Auteur : Carol Emshwiller

Editeur : Argyll

Date de parution : 1e octobre 2021

Nombre de pages : 216

Histoire : Charley est un humain, mais Charley est un animal apprivoisé.
Sur une Terre devenue leur monde d’accueil, les Hoots, des extraterrestres herbivores, ont transformé les humains en montures privilégiées. Charley, jeune garçon sélectionné pour ses mensurations et ses capacités reproductives, est destiné à devenir l’une d’entre elles ; mieux encore, il est entraîné quotidiennement car promis à un futur grand dirigeant, celui qu’il appelle Petit-Maître.
Cependant, sa rencontre avec Heron, son père libre et réfugié dans les montagnes, va chambouler son être, ses certitudes, et sa destinée.

Mon avis :

En découvrant la couverture de Monture, j’ai de suite été interpelée par la singularité de celle-ci et intriguée du même coup par ce que ce texte allait pouvoir contenir, car à montrer un homme servant de monture à une créature féline et d’autres enfermés dans une cage, on ne peut rester insensible. Je remercie ainsi les éditions Argyll d’avoir bien voulu m’en envoyer un exemplaire pour éclairer ma lanterne.
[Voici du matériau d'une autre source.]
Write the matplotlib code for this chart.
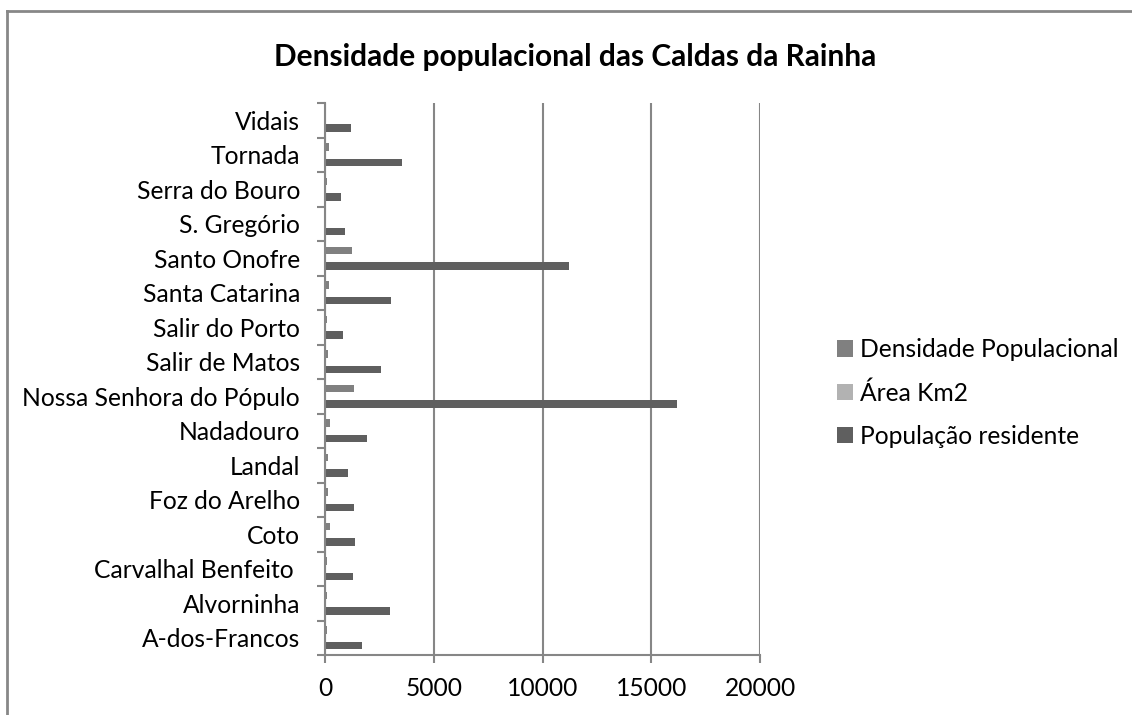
import matplotlib
matplotlib.use("Agg")
import matplotlib.pyplot as plt
import numpy as np
from matplotlib.lines import Line2D

plt.rcParams['font.family'] = ['Lato', 'DejaVu Sans']

categories = ["A-dos-Francos", "Alvorninha", "Carvalhal Benfeito ", "Coto", "Foz do Arelho",
              "Landal", "Nadadouro", "Nossa Senhora do Pópulo", "Salir de Matos",
              "Salir do Porto", "Santa Catarina", "Santo Onofre", "S. Gregório",
              "Serra do Bouro", "Tornada", "Vidais"]
populacao = [1700, 2990, 1287, 1364, 1333, 1073, 1916, 16184, 2590, 813, 3034, 11218, 905, 720, 3540, 1180]
area = [21.6, 57.5, 11.4, 6.7, 10.1, 16.7, 8.1, 12.1, 23.1, 10.6, 20.6, 9.2, 16.0, 10.0, 18.3, 17.0]
densidade = [92, 92, 107, 245, 153, 120, 215, 1333, 120, 100, 170, 1225, 50, 80, 200, 60]
xticks = [0, 5000, 10000, 15000, 20000]

W, H = 1132, 715
fig = plt.figure(figsize=(W/100, H/100), dpi=100)
fx = 7/W
fy = (H-11)/H
fig.lines.append(Line2D([fx, fx], [0, fy], transform=fig.transFigure, color='#878787', linewidth=2))
fig.lines.append(Line2D([fx, 1], [fy, fy], transform=fig.transFigure, color='#878787', linewidth=2))

ax = fig.add_axes([325/W, (H-655)/H, 435/W, (655-103)/H])
y = np.arange(len(categories))
h = 0.667/3
ax.barh(y - h, populacao, height=h, color='#5f5f5f', label='População residente')
ax.barh(y, area, height=h, color='#b2b2b2', label='Área Km2')
ax.barh(y + h, densidade, height=h, color='#808080', label='Densidade Populacional')

ax.set_xlim(0, 20000)
ax.set_ylim(-0.5, len(categories) - 0.5)
ax.set_xticks(xticks)
ax.set_xticklabels([str(t) for t in xticks])
ax.set_yticks(np.arange(len(categories) + 1) - 0.5, minor=True)
ax.set_yticks(y)
ax.set_yticklabels(categories)
ax.tick_params(axis='y', which='major', length=0, pad=18, labelsize=17.7)
ax.tick_params(axis='y', which='minor', length=6, color='#868686', width=1.5)
ax.tick_params(axis='x', length=6, color='#868686', width=1.5, labelsize=17.7, pad=10)
for s in ['top', 'right']:
    ax.spines[s].set_visible(False)
for s in ['left', 'bottom']:
    ax.spines[s].set_color('#868686')
    ax.spines[s].set_linewidth(1.5)
ax.grid(axis='x', color='#868686', linewidth=1.5)
ax.set_axisbelow(True)

handles, labels = ax.get_legend_handles_labels()
leg = fig.legend(handles[::-1], labels[::-1], loc='center left',
                 bbox_to_anchor=(815/W, (H-393)/H), frameon=False, fontsize=17.7,
                 handlelength=0.65, handleheight=0.65, handletextpad=0.3,
                 labelspacing=0.82)

fig.text(575/W, (H-57)/H, "Densidade populacional das Caldas da Rainha",
         ha='center', va='center', fontsize=21.5, fontweight='bold')

fig.savefig("out.png", dpi=100)
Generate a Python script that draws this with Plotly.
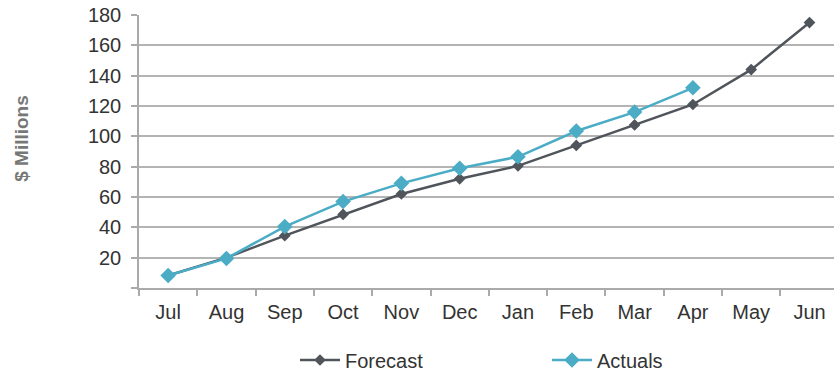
import plotly.graph_objects as go

months = ["Jul", "Aug", "Sep", "Oct", "Nov", "Dec", "Jan", "Feb", "Mar", "Apr", "May", "Jun"]
forecast = [8.2, 20, 34.5, 48.5, 62, 72, 80.5, 94, 107.5, 121, 144, 175]
actuals = [8.2, 19.5, 40.5, 57, 69, 79, 86.5, 103.5, 116, 132]
actual_months = months[:len(actuals)]
y_ticks = [0, 20, 40, 60, 80, 100, 120, 140, 160, 180]
y_tick_text = ["", "20", "40", "60", "80", "100", "120", "140", "160", "180"]

W, H = 834, 372
L, R, T, B = 139, 0, 15, 83.5

fig = go.Figure()
fig.add_trace(go.Scatter(
    x=months, y=forecast, name="Forecast", mode="lines+markers",
    line=dict(color="#50555b", width=2.5),
    marker=dict(symbol="diamond", size=9, color="#50555b"),
))
fig.add_trace(go.Scatter(
    x=actual_months, y=actuals, name="Actuals", mode="lines+markers",
    line=dict(color="#4bacc6", width=2.5),
    marker=dict(symbol="diamond", size=12, color="#4bacc6"),
))

fig.update_layout(
    width=W, height=H,
    margin=dict(l=L, r=R, t=T, b=B, autoexpand=False),
    paper_bgcolor="white", plot_bgcolor="white",
    font=dict(family="Liberation Sans, Arial, sans-serif", size=20, color="#333333"),
    showlegend=True,
    legend=dict(
        orientation="h", xref="container", x=295 / W, xanchor="left",
        yref="container", y=1 - 360 / H, yanchor="middle",
        entrywidth=197, entrywidthmode="pixels",
        font=dict(size=20, color="#333333"),
        itemwidth=40, borderwidth=0,
    ),
    xaxis=dict(
        type="category", categoryorder="array", categoryarray=months,
        range=[-0.5, 11.42],
        showgrid=False, showline=True, linecolor="#aaaaaa", linewidth=1.5,
        ticks="outside", tickson="boundaries", ticklen=6, tickcolor="#aaaaaa",
        tickwidth=1.5, tickfont=dict(size=20, color="#333333"),
        ticklabelstandoff=5,
    ),
    yaxis=dict(
        range=[0, 180], tickmode="array", tickvals=y_ticks, ticktext=y_tick_text,
        showgrid=True, gridcolor="#b4b4b4", gridwidth=1.5,
        showline=True, linecolor="#aaaaaa", linewidth=1.5,
        ticks="outside", ticklen=6, tickcolor="#aaaaaa", tickwidth=1.5,
        tickfont=dict(size=20, color="#333333"), zeroline=False,
        ticklabelstandoff=6,
    ),
    annotations=[dict(
        text="<b>$ Millions</b>", xref="paper", yref="paper",
        x=(22 - L) / (W - L - R), y=(288.5 - 139) / (288.5 - 15),
        xanchor="center", yanchor="middle",
        showarrow=False, textangle=-90,
        font=dict(size=19, color="#777777"),
    )],
)

fig.write_html("out.html")
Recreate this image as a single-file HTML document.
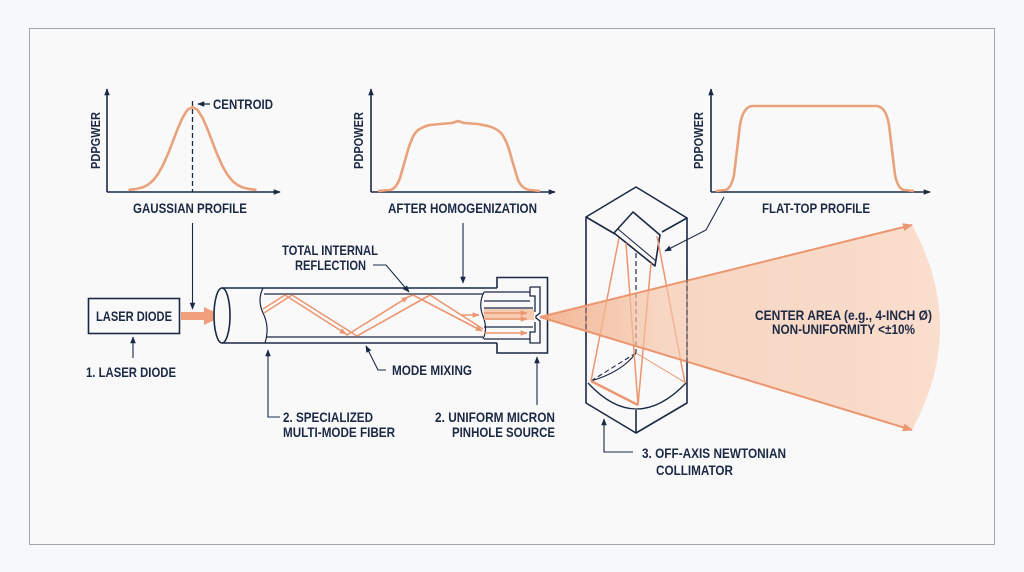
<!DOCTYPE html>
<html><head><meta charset="utf-8"><style>
html,body{margin:0;padding:0;background:#f7f8f9;}
svg{display:block;}
text{font-family:"Liberation Sans Narrow","Liberation Sans",sans-serif;font-weight:bold;fill:#1b2944;font-size:14px;}
</style></head><body>
<svg width="1024" height="572" viewBox="0 0 1024 572" xmlns="http://www.w3.org/2000/svg">
<defs>
<marker id="na" viewBox="0 0 10 10" refX="9" refY="5" markerWidth="7" markerHeight="7" orient="auto-start-reverse" markerUnits="userSpaceOnUse"><path d="M0,1 L10,5 L0,9 z" fill="#1b2944"/></marker>
<marker id="oa" viewBox="0 0 10 10" refX="9" refY="5" markerWidth="10" markerHeight="10" orient="auto" markerUnits="userSpaceOnUse"><path d="M0,1 L10,5 L0,9 z" fill="#ec9670"/></marker>
<marker id="oas" viewBox="0 0 10 10" refX="9" refY="5" markerWidth="7" markerHeight="7" orient="auto" markerUnits="userSpaceOnUse"><path d="M0,1 L10,5 L0,9 z" fill="#ec9670"/></marker>
<linearGradient id="bg" x1="540" y1="0" x2="940" y2="0" gradientUnits="userSpaceOnUse">
<stop offset="0" stop-color="#f2a880" stop-opacity="0.85"/>
<stop offset="0.3" stop-color="#f6c3a5" stop-opacity="0.65"/>
<stop offset="1" stop-color="#fad9c6" stop-opacity="0.85"/>
</linearGradient>
</defs>
<rect x="0" y="0" width="1024" height="572" fill="#f7f8f9"/>
<rect x="29.5" y="28.5" width="965" height="516" fill="#f9f9fa" stroke="#a3a8b0" stroke-width="1"/>

<g stroke="#1b2944" stroke-width="1.6" fill="none">
<line x1="107" y1="192" x2="107" y2="89" marker-end="url(#na)"/>
<line x1="107" y1="192" x2="280" y2="192" marker-end="url(#na)"/>
<line x1="371" y1="192" x2="371" y2="89" marker-end="url(#na)"/>
<line x1="371" y1="192" x2="555" y2="192" marker-end="url(#na)"/>
<line x1="711" y1="192" x2="711" y2="89" marker-end="url(#na)"/>
<line x1="711" y1="192" x2="930" y2="192" marker-end="url(#na)"/>
</g>
<line x1="192.5" y1="101" x2="192.5" y2="192" stroke="#1b2944" stroke-width="1.3" stroke-dasharray="5,3"/>
<line x1="210" y1="104" x2="198" y2="104" stroke="#1b2944" stroke-width="1.3" marker-end="url(#na)"/>

<g stroke="#e9a27c" stroke-width="2.6" fill="none" stroke-linejoin="round">
<polyline points="128.5,189.9 135.5,189.1 142.5,187.4 147.5,185 152.5,181 157.5,174.8 162.5,166.1 167.5,155.1 172.5,142.3 177.5,129.2 182.5,117.7 187.5,109.8 192.5,107 197.5,109.8 202.5,117.7 207.5,129.2 212.5,142.3 217.5,155.1 222.5,166.1 227.5,174.8 232.5,181 237.5,185 242.5,187.4 249.5,189.1 256.5,189.9"/>
<path d="M378,191 L390,190 Q396,189 400,178 L406,157 Q411,138 416,132 Q421,127 430,125 L440,124 L452,123 L458,121 L464,123 L478,124 L488,126 Q496,128 501,133 Q507,140 512,160 L518,180 Q522,189 530,190 L540,191"/>
<path d="M716,191 L725,190 Q731,189 734,175 L740,125 Q743,107 752,106 L877,106 Q886,107 889,125 L895,175 Q898,189 904,190 L914,191"/>
</g>

<text x="213" y="109" textLength="60" lengthAdjust="spacingAndGlyphs">CENTROID</text>
<text x="133" y="213" textLength="114" lengthAdjust="spacingAndGlyphs">GAUSSIAN PROFILE</text>
<text x="388" y="213" textLength="149" lengthAdjust="spacingAndGlyphs">AFTER HOMOGENIZATION</text>
<text x="762" y="213" textLength="108" lengthAdjust="spacingAndGlyphs">FLAT-TOP PROFILE</text>
<text transform="translate(100,169) rotate(-90)" x="0" y="0" textLength="57" lengthAdjust="spacingAndGlyphs" style="font-size:12.5px">PDPGWER</text>
<text transform="translate(363,169) rotate(-90)" x="0" y="0" textLength="57" lengthAdjust="spacingAndGlyphs" style="font-size:12.5px">PDPOWER</text>
<text transform="translate(703,169) rotate(-90)" x="0" y="0" textLength="57" lengthAdjust="spacingAndGlyphs" style="font-size:12.5px">PDPOWER</text>

<g stroke="#1b2944" stroke-width="1.1" fill="none">
<line x1="192.5" y1="223" x2="192.5" y2="309" marker-end="url(#na)"/>
<line x1="463" y1="223" x2="463" y2="283" marker-end="url(#na)"/>
<polyline points="724,197 706,230 665,251" marker-end="url(#na)"/>
<line x1="133" y1="358" x2="133" y2="337" marker-end="url(#na)"/>
<polyline points="280,417 268,417 268,350" marker-end="url(#na)"/>
<polyline points="386,370 378,370 366,346" marker-end="url(#na)"/>
<polyline points="373,265 386,265 409,292" marker-end="url(#na)"/>
<line x1="537" y1="405" x2="537" y2="357" marker-end="url(#na)"/>
<polyline points="633,452 604,452 604,419" marker-end="url(#na)"/>
</g>

<rect x="88.5" y="298.5" width="91" height="35" fill="#f9f9fa" stroke="#1b2944" stroke-width="1.6"/>
<text x="96" y="321" textLength="76" lengthAdjust="spacingAndGlyphs">LASER DIODE</text>
<text x="86" y="377" textLength="90" lengthAdjust="spacingAndGlyphs">1. LASER DIODE</text>
<path d="M181,312 L204,312 L204,307 L223,316 L204,325 L204,320 L181,320 z" fill="#f0a07a"/>

<g stroke="#1b2944" stroke-width="1.6" fill="none">
<line x1="222" y1="288" x2="497" y2="288"/>
<line x1="222" y1="343" x2="497" y2="343"/>
<ellipse cx="222" cy="315.5" rx="8" ry="27.5" fill="#f9f9fa"/>
<line x1="264" y1="294" x2="483" y2="294" stroke-width="1.3"/>
<line x1="266" y1="337" x2="483" y2="337" stroke-width="1.3"/>
<path d="M263,288 Q257,300 263,313 Q270,327 265,343" stroke-width="1.2"/>
<path d="M497,288 L497,277.5 L547.5,277.5 L547.5,353 L497,353 L497,343"/>
<path d="M484,292 Q478,304 483,316 Q488,329 483,339" stroke-width="1.2"/>
</g>
<rect x="484" y="309" width="50" height="11" fill="#f6cbb2"/>
<g stroke="#1b2944" stroke-width="1.3" fill="none">
<line x1="484" y1="292" x2="530" y2="292"/>
<line x1="484" y1="301" x2="530" y2="301"/>
<line x1="484" y1="308" x2="533" y2="308"/>
<line x1="484" y1="327" x2="533" y2="327"/>
<line x1="484" y1="339" x2="530" y2="339"/>
<path d="M530,287 L540,287 L540,313 L536,316 L536,318 L540,321 L540,343 L530,343 L530,332 L535,332 L535,322 M530,287 L530,296 L535,296 L535,312"/>
</g>
<g stroke="#ec9670" stroke-width="1.6" fill="none" stroke-linejoin="round">
<polyline points="263,309 285,295 346,334" marker-end="url(#oas)"/>
<polyline points="346,334 347,335 408,297" marker-end="url(#oas)"/>
<polyline points="408,297 413,295 482,331" marker-end="url(#oas)"/>
<polyline points="264,313 292,295 357,336 430,295 483,329"/>
<line x1="462" y1="315" x2="479" y2="315" marker-end="url(#oas)"/>
<line x1="484" y1="313" x2="527" y2="313" marker-end="url(#oas)"/>
<line x1="484" y1="319" x2="527" y2="319" marker-end="url(#oas)"/>
<line x1="484" y1="333" x2="527" y2="333" marker-end="url(#oas)"/>
</g>
<text x="282" y="255" textLength="96" lengthAdjust="spacingAndGlyphs">TOTAL INTERNAL</text>
<text x="295" y="270" textLength="71" lengthAdjust="spacingAndGlyphs">REFLECTION</text>
<text x="392" y="375" textLength="80" lengthAdjust="spacingAndGlyphs">MODE MIXING</text>
<text x="283" y="422" textLength="90" lengthAdjust="spacingAndGlyphs">2. SPECIALIZED</text>
<text x="283" y="437" textLength="112" lengthAdjust="spacingAndGlyphs">MULTI-MODE FIBER</text>
<text x="435" y="422" textLength="120" lengthAdjust="spacingAndGlyphs">2. UNIFORM MICRON</text>
<text x="452" y="437" textLength="103" lengthAdjust="spacingAndGlyphs">PINHOLE SOURCE</text>

<g stroke="#1b2944" stroke-width="1.6" fill="none" stroke-linejoin="round">
<polygon points="636,187 687,218 687,403 636,433 586,403 586,217"/>
<line x1="586" y1="217" x2="615" y2="234"/>
<line x1="687" y1="218" x2="662" y2="232"/>
<line x1="636" y1="253" x2="636" y2="353" stroke-width="1.2" stroke-dasharray="5,3"/>
<line x1="591" y1="381" x2="636" y2="353" stroke-width="1.1" stroke-dasharray="5,3"/>
<path d="M591,381 Q622,372 636,353" stroke-width="1.1"/>
<path d="M588,383 Q636,435 686,383" stroke-width="1.3"/>
<line x1="636" y1="410" x2="636" y2="433"/>
<polygon points="633,212 660,235 655,266 614,233" fill="#f9f9fa"/>
<line x1="618" y1="229" x2="656" y2="261" stroke-width="1.1"/>
</g>
<g stroke="#ec9670" stroke-width="1.5" fill="none">
<line x1="619" y1="238" x2="591" y2="381"/>
<line x1="626" y1="243" x2="638" y2="405"/>
<line x1="651" y1="263" x2="638" y2="405"/>
<line x1="657" y1="236" x2="685" y2="383"/>
<line x1="591" y1="381" x2="638" y2="405" stroke-width="2.4"/>
<line x1="636" y1="353" x2="686" y2="383" stroke-width="1"/>
</g>

<path d="M540,317 L912,225 Q968,327 912,430 Z" fill="url(#bg)"/>
<line x1="540" y1="317" x2="912" y2="225" stroke="#ec9670" stroke-width="2" marker-end="url(#oa)"/>
<line x1="540" y1="317" x2="912" y2="430" stroke="#ec9670" stroke-width="2" marker-end="url(#oa)"/>
<g stroke="#1b2944" stroke-width="1.2" fill="none" stroke-dasharray="5,3" opacity="0.6">
<line x1="586" y1="300" x2="586" y2="340"/>
<line x1="687" y1="270" x2="687" y2="365"/>
</g>
<text x="755" y="320" textLength="177" lengthAdjust="spacingAndGlyphs">CENTER AREA (e.g., 4-INCH Ø)</text>
<text x="772" y="334" textLength="143" lengthAdjust="spacingAndGlyphs">NON-UNIFORMITY &lt;±10%</text>
<text x="642" y="458" textLength="144" lengthAdjust="spacingAndGlyphs">3. OFF-AXIS NEWTONIAN</text>
<text x="656" y="475" textLength="77" lengthAdjust="spacingAndGlyphs">COLLIMATOR</text>
</svg>
</body></html>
Grâce à eux, j’ai découvert une autrice de SF américaine que je ne connaissais pas et dont c’est la première traduction, du moins pour un roman : Carol Emshwiller, qui pourtant écrit depuis les années cinquante mais a surtout commis des nouvelles. Elle a pourtant reçu des prix prestigieux : World Fantasy du meilleur recueil de nouvelles pour The Start of the End of it All and Other Stories en 1991, le prix Philip-K.-Dick pour La Monture en 2003 et le prix Nebula de la meilleure nouvelle courte pour Creature en 2002 et à nouveau pour I Live With You en 2005, ce qui est en général gage de qualité et qualité il y avait dans Monture.

L’autrice nous emporte dès les premières lignes dans un univers fort singulier, sorte de mix, pour moi, entre le manga Centaures de Ryo Sumiyoshi et le roman The Handmaid’s Tales de Margaret Atwood. Elle utilise un savoureux mélange de science-fiction orwellienne et de fantastique pour nous dépeindre sa vision critique de l’esclavage et dans un sens plus large des relations dominés-dominants. Fascinant.

Pour cela, elle nous emmène sur une Terre où des extraterrestres herbivores ont transformés les humains en montures. Ces premiers sont les Hoots, les seconds des Sam et des Sue. Ils sont classés par ethnies en fonction de leur apparences sur laquelle se calque leurs capacités à servir les Hoots, et tout cela semble se faire dans la plus grande normalité.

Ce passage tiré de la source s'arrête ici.